An integrated manufacturing strategy to fabricate delivery system using gelatin/alginate hybrid hydrogels: 3D printing and freeze-drying

Abstract

The extrusion-based 3D printing system was used to fabricate the bioscaffold with hybrid hydrogels of gelatin and alginate (G/A), with different total solid concentrations (3%, 5%, and 7%) and G/A ratios (1:2, 1:1, and 2:1). Rheological properties were related to the 3D printability and shape retention capacity of the hybrid hydrogels.

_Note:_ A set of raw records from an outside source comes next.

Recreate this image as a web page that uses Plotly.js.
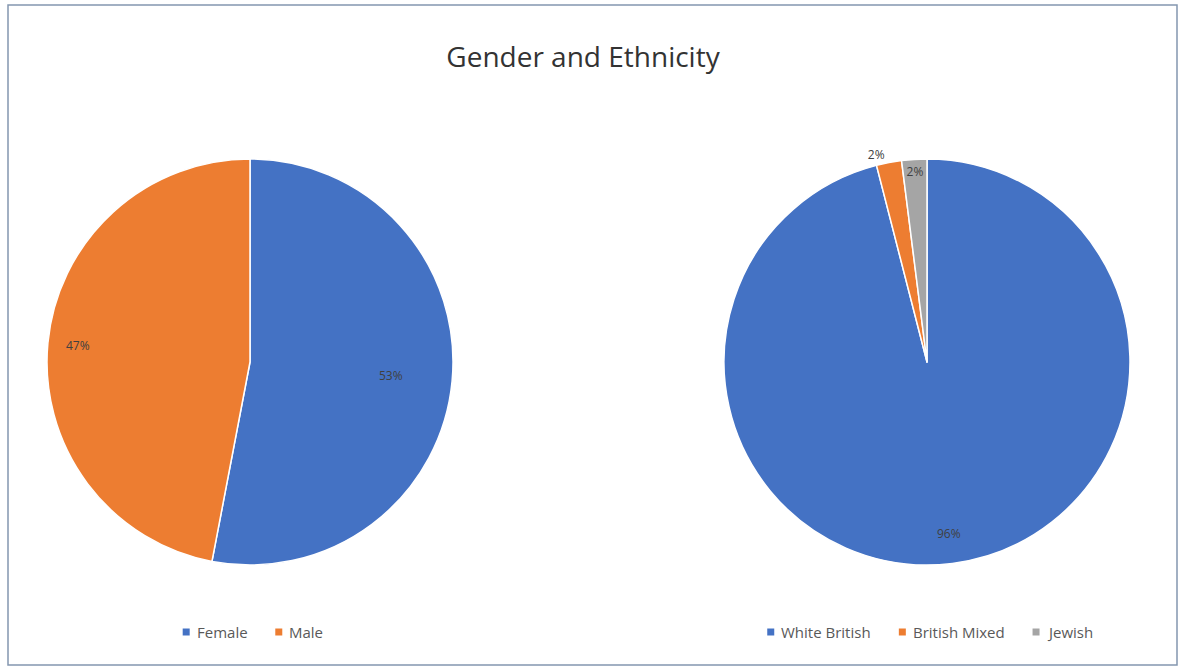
<!DOCTYPE html>
<html>
<head>
<meta charset="utf-8">
<script src="https://cdn.plot.ly/plotly-3.0.1.min.js"></script>
<style>
  html, body { margin: 0; padding: 0; background: #ffffff; }
  #chart { width: 1182px; height: 668px; }
</style>
</head>
<body>
<div id="chart"></div>
<script>
// Gender breakdown (percent)
const genderLabels = ['Female', 'Male'];
const genderValues = [53, 47];
const genderColors = ['#4472C4', '#ED7D31'];

// Ethnicity breakdown (percent)
const ethnicityLabels = ['White British', 'British Mixed', 'Jewish'];
const ethnicityValues = [96, 2, 2];
const ethnicityColors = ['#4472C4', '#ED7D31', '#A5A5A5'];

const W = 1182, H = 668;
const px = v => v / W;
const py = v => 1 - v / H;

const FONT = 'Open Sans, sans-serif';
const labelFont = { family: FONT, size: 12, color: '#404040' };
const legendFont = { family: FONT, size: 15, color: '#595959' };

// Pie geometry (pixels): centre and radius of each pie
const pies = [
  { cx: 250, cy: 362, r: 203 },
  { cx: 927, cy: 362, r: 203 }
];

function domainOf(p) {
  return { x: [px(p.cx - p.r), px(p.cx + p.r)], y: [py(p.cy + p.r), py(p.cy - p.r)] };
}

// Large slices get their labels pushed out toward the rim; small slices
// keep Plotly's own placement.
const genderLabelRadius = [0.70, 0.85];
const ethnicityLabelRadius = [0.85, null, null];

function sliceLabels(values, radii, pie) {
  const total = values.reduce((a, b) => a + b, 0);
  let acc = 0;
  const out = [];
  values.forEach((v, i) => {
    const mid = (acc + v / 2) / total * 2 * Math.PI; // clockwise from 12 o'clock
    acc += v;
    if (radii[i] == null) return;
    const rr = radii[i] * pie.r;
    const x = pie.cx + rr * Math.sin(mid);
    const y = pie.cy - rr * Math.cos(mid);
    out.push({
      text: v + '%', xref: 'paper', yref: 'paper',
      x: px(x), y: py(y), xanchor: 'center', yanchor: 'middle',
      showarrow: false, font: labelFont
    });
  });
  return out;
}

const genderTrace = {
  type: 'pie',
  labels: genderLabels,
  values: genderValues,
  marker: { colors: genderColors, line: { color: '#ffffff', width: 1.5 } },
  sort: false,
  direction: 'clockwise',
  rotation: 0,
  textinfo: 'none',
  hoverinfo: 'label+percent',
  domain: domainOf(pies[0]),
  showlegend: false
};

const ethnicityTrace = {
  type: 'pie',
  labels: ethnicityLabels,
  values: ethnicityValues,
  marker: { colors: ethnicityColors, line: { color: '#ffffff', width: 1.5 } },
  sort: false,
  direction: 'clockwise',
  rotation: 0,
  texttemplate: ethnicityValues.map((v, i) => ethnicityLabelRadius[i] == null ? v + '%' : ''),
  textposition: ['inside', 'outside', 'inside'],
  insidetextorientation: 'horizontal',
  textfont: labelFont,
  outsidetextfont: labelFont,
  hoverinfo: 'label+percent',
  domain: domainOf(pies[1]),
  showlegend: false
};

// Compact legends: small square swatch + label, centred under each pie
const measureCtx = document.createElement('canvas').getContext('2d');
measureCtx.font = legendFont.size + 'px "Open Sans"';
function textWidth(t) { return measureCtx.measureText(t).width; }

function buildLegend(labels, colors, centreX, centreY) {
  const sw = 7, gapText = 5, gapItem = 30;
  const widths = labels.map(textWidth);
  const total = widths.reduce((a, w) => a + sw + gapText + w, 0) + gapItem * (labels.length - 1);
  let x = centreX - total / 2;
  const shapes = [], annos = [];
  labels.forEach((lab, i) => {
    shapes.push({
      type: 'rect', xref: 'paper', yref: 'paper',
      x0: px(x), x1: px(x + sw), y0: py(centreY + sw / 2), y1: py(centreY - sw / 2),
      fillcolor: colors[i], line: { width: 0 }
    });
    x += sw + gapText;
    annos.push({
      text: lab, xref: 'paper', yref: 'paper', x: px(x), y: py(centreY),
      xanchor: 'left', yanchor: 'middle', showarrow: false, font: legendFont
    });
    x += widths[i] + gapItem;
  });
  return { shapes, annos };
}

const legendLeft = buildLegend(genderLabels, genderColors, 252, 632);
const legendRight = buildLegend(ethnicityLabels, ethnicityColors, 928, 632);

const layout = {
  width: W,
  height: H,
  margin: { l: 0, r: 0, t: 0, b: 0 },
  paper_bgcolor: '#ffffff',
  title: {
    text: 'Gender and Ethnicity',
    font: { family: FONT, size: 28, color: '#333333' },
    x: px(583),
    xanchor: 'center',
    y: py(57),
    yanchor: 'middle',
    xref: 'paper',
    yref: 'paper'
  },
  showlegend: false,
  annotations: [
    ...sliceLabels(genderValues, genderLabelRadius, pies[0]),
    ...sliceLabels(ethnicityValues, ethnicityLabelRadius, pies[1]),
    ...legendLeft.annos,
    ...legendRight.annos
  ],
  shapes: [
    {
      type: 'rect', xref: 'paper', yref: 'paper',
      x0: px(8), x1: px(1177), y0: py(665), y1: py(5),
      line: { color: '#8497B0', width: 1.5 },
      fillcolor: 'rgba(0,0,0,0)'
    },
    ...legendLeft.shapes,
    ...legendRight.shapes
  ]
};

document.fonts && document.fonts.load('15px "Open Sans"');
Plotly.newPlot('chart', [genderTrace, ethnicityTrace], layout, { displayModeBar: false, staticPlot: true });
</script>
</body>
</html>
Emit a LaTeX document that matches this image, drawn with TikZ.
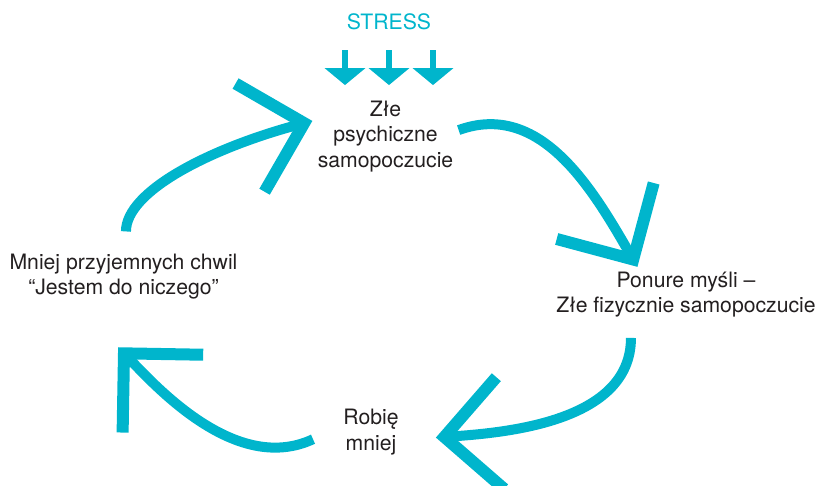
\documentclass[tikz,border=0pt]{standalone}
\usepackage{fontspec}
\setmainfont{TeX Gyre Heros}
\usetikzlibrary{arrows.meta}
\definecolor{loopcyan}{RGB}{0,181,204}
\definecolor{textgray}{RGB}{35,31,32}

\begin{document}
\begin{tikzpicture}[x=0.5pt,y=0.5pt,
    text node/.style={align=center,inner sep=2.5pt,text=textgray,
      font=\fontsize{10.6pt}{12.6pt}\selectfont},
    cycle arrow/.style={draw=loopcyan,line width=5pt,
      -{Straight Barb[sharp,length=28pt,width=56pt,line width=6pt]}},
    stress arrow/.style={draw=loopcyan,fill=loopcyan,line width=3pt,
      -{Triangle[length=8.5pt,width=20pt]}}]
  \useasboundingbox (0,0) rectangle (820,-486);

  % anchor=base sits on the last line
  \node[text node,anchor=base,text=loopcyan] (stress) at (389,-29.3) {STRESS};
  \node[text node,anchor=base] (psych) at (385.5,-167.1) {Złe\\psychiczne\\samopoczucie};
  \node[text node,anchor=base] (ponure) at (686,-312.9) {Ponure myśli --\\Złe fizycznie samopoczucie};
  \node[text node,anchor=base] (robie) at (371,-450.2) {Robię\\mniej};
  \node[text node,anchor=base] (mniej) at (123.5,-294.5) {Mniej przyjemnych chwil\\``Jestem do niczego''};

  % stress pushing down on the first box
  \foreach \dx in {-22pt,0pt,22pt}
    \draw[stress arrow] ([xshift=\dx,yshift=-7.5pt]stress.south) -- ++(0,-35);

  \path[every edge/.style={cycle arrow}]
    (mniej.85) edge[out=90,in=195,out looseness=0.65,in looseness=1.2,shorten <=8.5pt] (psych.168)
    (psych.5) edge[out=20,in=120] (ponure.150)
    (ponure.207) edge[out=-90,in=4,shorten <=7.5pt,shorten >=16pt] (robie.347)
    (robie.172) edge[out=205,in=-46,shorten <=13.8pt,shorten >=29.7pt] (mniej.211);
\end{tikzpicture}
\end{document}
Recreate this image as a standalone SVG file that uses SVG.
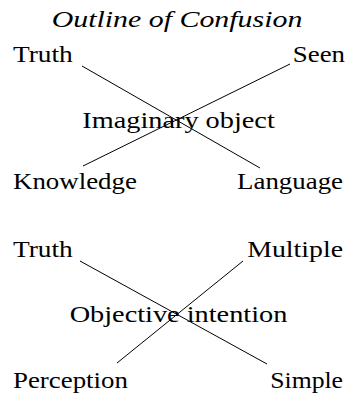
<svg xmlns="http://www.w3.org/2000/svg" width="356" height="394" viewBox="0 0 356 394">
<style>
.c line{stroke:#000;stroke-width:1}
text{font-family:'Liberation Serif',serif;font-size:24px;fill:#000}
.t{font-style:italic;font-size:23px}
.m{text-anchor:middle}
.e{text-anchor:end}
</style>
<rect width="356" height="394" fill="#fff"/>
<g id="connectors" class="c">
<line x1="82" y1="66" x2="260" y2="168"/>
<line x1="290" y1="64" x2="83" y2="166"/>
<line x1="80" y1="261" x2="267" y2="364"/>
<line x1="243" y1="261" x2="117" y2="363"/>
</g>
<g id="title"><text class="t m" transform="translate(177,27) scale(1.3,1)">Outline of Confusion</text></g>
<g id="truth1"><text transform="translate(13,62) scale(1.14,1)">Truth</text></g>
<g id="seen"><text class="e" transform="translate(345,62) scale(1.12,1)">Seen</text></g>
<g id="imaginary"><text class="m" transform="translate(178.5,128) scale(1.18,1)">Imaginary object</text></g>
<g id="knowledge"><text transform="translate(13,189) scale(1.12,1)">Knowledge</text></g>
<g id="language"><text class="e" transform="translate(343,189) scale(1.12,1)">Language</text></g>
<g id="truth2"><text transform="translate(13,257) scale(1.14,1)">Truth</text></g>
<g id="multiple"><text class="e" transform="translate(343,257) scale(1.16,1)">Multiple</text></g>
<g id="objective"><text class="m" transform="translate(178.5,322) scale(1.18,1)">Objective intention</text></g>
<g id="perception"><text transform="translate(13,388) scale(1.12,1)">Perception</text></g>
<g id="simple"><text class="e" transform="translate(343,388) scale(1.07,1)">Simple</text></g>
</svg>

For extrusion-based 3D printing using the current platform, the materials that were considered 3D printable showed shear-thinning flow behavior. Also, the printable materials demonstrated a storage modulus (Gʹ) higher than the loss modulus (Gʹʹ), with a loss factor (tan δ = Gʹʹ/Gʹ) in the range of 0.48–0.58 during the frequency sweep of 15–40 rad/s, which is the corresponding frequency that can be related to our 3D printing settings. Texture profile analysis indicated that among the optimal formulas for 3D printing, the bioscaffold fabricated with the hybrid gels of 7% 1:2 G/A had the highest hardness and adhesiveness. After freeze-drying, the hardness increased significantly (p < 0.05). The 3D printed bioscaffold was also freeze-dried to extend the shelf life and enhance the mechanical properties of the fabricated structure, moisture content, and water activity reduced significantly after freeze-drying. The scanning electron microscopy (SEM) results demonstrated that the 3D printed scaffolds had porous structures, which has the potential to encapsulate and deliver other bioactive compounds, such as enzymes, vitamins, antioxidants, and probiotics.